Only once was he enticed back into the movie business, and that was to work on Never Say Never Again, the 1983 rebirth of Sean Connery as James Bond.

"I think they wanted Sean to have a familiar face on the team from the old Bond days, so I said I'd do it. But it was a shambles, a disaster," he remembers. "It confirmed my view that I had been right to get out of the business."

Apart from his Oscar, what are Norman's other career highlights? "Well, the film I worked on that I call my favourite was without doubt The Ipcress File. But my most memorable film has to be the first one I got the chance to edit, which was called Joanna. It was while working on the Bonds that I was contacted by a popular singer, actor and writer called Mike Sarne, who had shot a short film called Road to St Tropez but hadn't been able to afford a sound crew. I liked the guy so much I put a track on the film for him free, and we became close friends.

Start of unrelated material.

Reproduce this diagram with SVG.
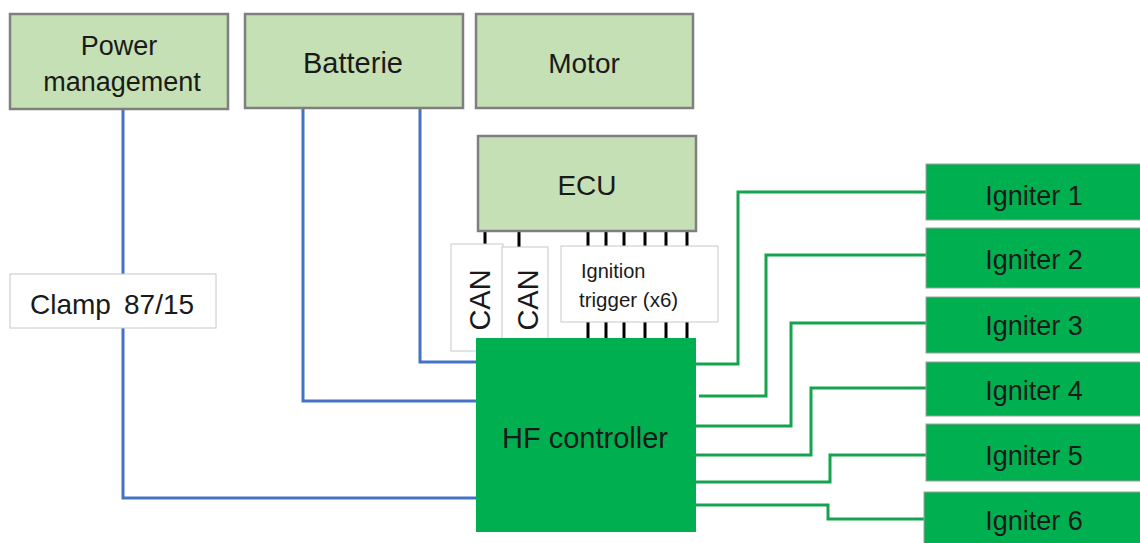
<svg xmlns="http://www.w3.org/2000/svg" width="1140" height="543" viewBox="0 0 1140 543">
<style>
.lt{fill:#c5e0b4;stroke:#7f7f7f;stroke-width:2.5}
.dk{fill:#00b050;stroke:#a0a0a0;stroke-width:1}
.wb{fill:#fff;stroke:#c8c8c8;stroke-width:1}
.t{font-family:"Liberation Sans",Arial,sans-serif;fill:#1a1a1a;text-anchor:middle;font-size:28px}
.b{fill:none;stroke:#4472c4;stroke-width:3}
.g{fill:none;stroke:#16a34f;stroke-width:3}
.k{stroke:#000;stroke-width:3}
</style>
<rect width="1140" height="543" fill="#fff"/>
<g id="connectors">
<polyline class="b" points="123,109 123,498 476,498"/>
<polyline class="b" points="303,108 303,401 476,401"/>
<polyline class="b" points="420,108 420,362 476,362"/>
<polyline class="g" points="696,364 738,364 738,192 927,192"/>
<polyline class="g" points="699,396 766,396 766,255 927,255"/>
<polyline class="g" points="696,426 791,426 791,323 927,323"/>
<polyline class="g" points="696,455 811,455 811,388 927,388"/>
<polyline class="g" points="696,482 830,482 830,455 927,455"/>
<polyline class="g" points="696,505 828,505 828,519 927,519"/>
<g class="k">
<line x1="485" y1="231" x2="485" y2="246"/>
<line x1="519" y1="231" x2="519" y2="248"/>
<line x1="588" y1="231" x2="588" y2="246"/>
<line x1="606" y1="231" x2="606" y2="246"/>
<line x1="624" y1="231" x2="624" y2="246"/>
<line x1="645" y1="231" x2="645" y2="246"/>
<line x1="666" y1="231" x2="666" y2="246"/>
<line x1="687" y1="231" x2="687" y2="246"/>
<line x1="588" y1="322" x2="588" y2="338"/>
<line x1="606" y1="322" x2="606" y2="338"/>
<line x1="624" y1="322" x2="624" y2="338"/>
<line x1="645" y1="322" x2="645" y2="338"/>
<line x1="666" y1="322" x2="666" y2="338"/>
<line x1="687" y1="322" x2="687" y2="338"/>
</g>
</g>
<g id="power">
<rect class="lt" x="10" y="14" width="218" height="95"/>
<text class="t" x="119" y="55" style="font-size:27px">Power</text>
<text class="t" x="122" y="91" style="font-size:27px">management</text>
</g>
<g id="batterie">
<rect class="lt" x="245" y="14" width="218" height="94"/>
<text class="t" x="353" y="73" style="font-size:29px">Batterie</text>
</g>
<g id="motor">
<rect class="lt" x="476" y="14" width="217" height="94"/>
<text class="t" x="584" y="73">Motor</text>
</g>
<g id="ecu">
<rect class="lt" x="478" y="136" width="218" height="95"/>
<text class="t" x="587" y="195">ECU</text>
</g>
<g id="clamp">
<rect class="wb" x="10" y="274" width="206" height="54"/>
<text class="t" x="30" y="314" style="text-anchor:start">Clamp</text>
<text class="t" x="124" y="314" style="text-anchor:start">87/15</text>
</g>
<g id="can1">
<rect class="wb" x="451" y="244" width="52" height="107"/>
<text class="t" x="0" y="0" style="font-size:29px" transform="translate(490,300) rotate(-90)">CAN</text>
</g>
<g id="can2">
<rect class="wb" x="502" y="247" width="46" height="100"/>
<text class="t" x="0" y="0" style="font-size:29px" transform="translate(538,300) rotate(-90)">CAN</text>
</g>
<g id="trigger">
<rect class="wb" x="561" y="246" width="157" height="76"/>
<text class="t" x="581" y="278" style="font-size:20px;text-anchor:start">Ignition</text>
<text class="t" x="579" y="307" style="font-size:20.5px;text-anchor:start">trigger (x6)</text>
</g>
<g id="hf">
<rect x="476" y="338" width="220" height="194" fill="#00b050"/>
<text class="t" x="585" y="448" style="font-size:29px">HF controller</text>
</g>
<g id="igniter1"><rect class="dk" x="926" y="164" width="220" height="56"/><text class="t" x="1034" y="205" style="font-size:27px">Igniter 1</text></g>
<g id="igniter2"><rect class="dk" x="926" y="228" width="220" height="60"/><text class="t" x="1034" y="269" style="font-size:27px">Igniter 2</text></g>
<g id="igniter3"><rect class="dk" x="926" y="297" width="220" height="56"/><text class="t" x="1034" y="335" style="font-size:27px">Igniter 3</text></g>
<g id="igniter4"><rect class="dk" x="926" y="362" width="220" height="54"/><text class="t" x="1034" y="400" style="font-size:27px">Igniter 4</text></g>
<g id="igniter5"><rect class="dk" x="926" y="424" width="220" height="57"/><text class="t" x="1034" y="465" style="font-size:27px">Igniter 5</text></g>
<g id="igniter6"><rect class="dk" x="924" y="492" width="222" height="60"/><text class="t" x="1034" y="530" style="font-size:27px">Igniter 6</text></g>
</svg>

"Some time later he was given the chance by 20th Century Fox to direct his own script, Joanna, and he rewarded me by giving me the chance to edit it.

"The critics picked up on it and other directors became interested - even the great Norman Jewison short-listed me for Fiddler On The Roof."

These days, 77-year-old Norman is living a happy retirement in the village of Burford, on the Shropshire-Worcestershire border. He's just back from a trip to Australia, visiting his daughter.

Although the latest 007 film, Skyfall, followed in his footsteps by winning an Oscar for its sound, he's non-plussed by its critical acclaim. "It is technically superb in every way, but way over the top stunt-wise, and very slow in places."

Lacking that licence to thrill, you might say. Unlike the amazing life story of Norman Wanstall, a charming, unassuming golden man with the Midas touch.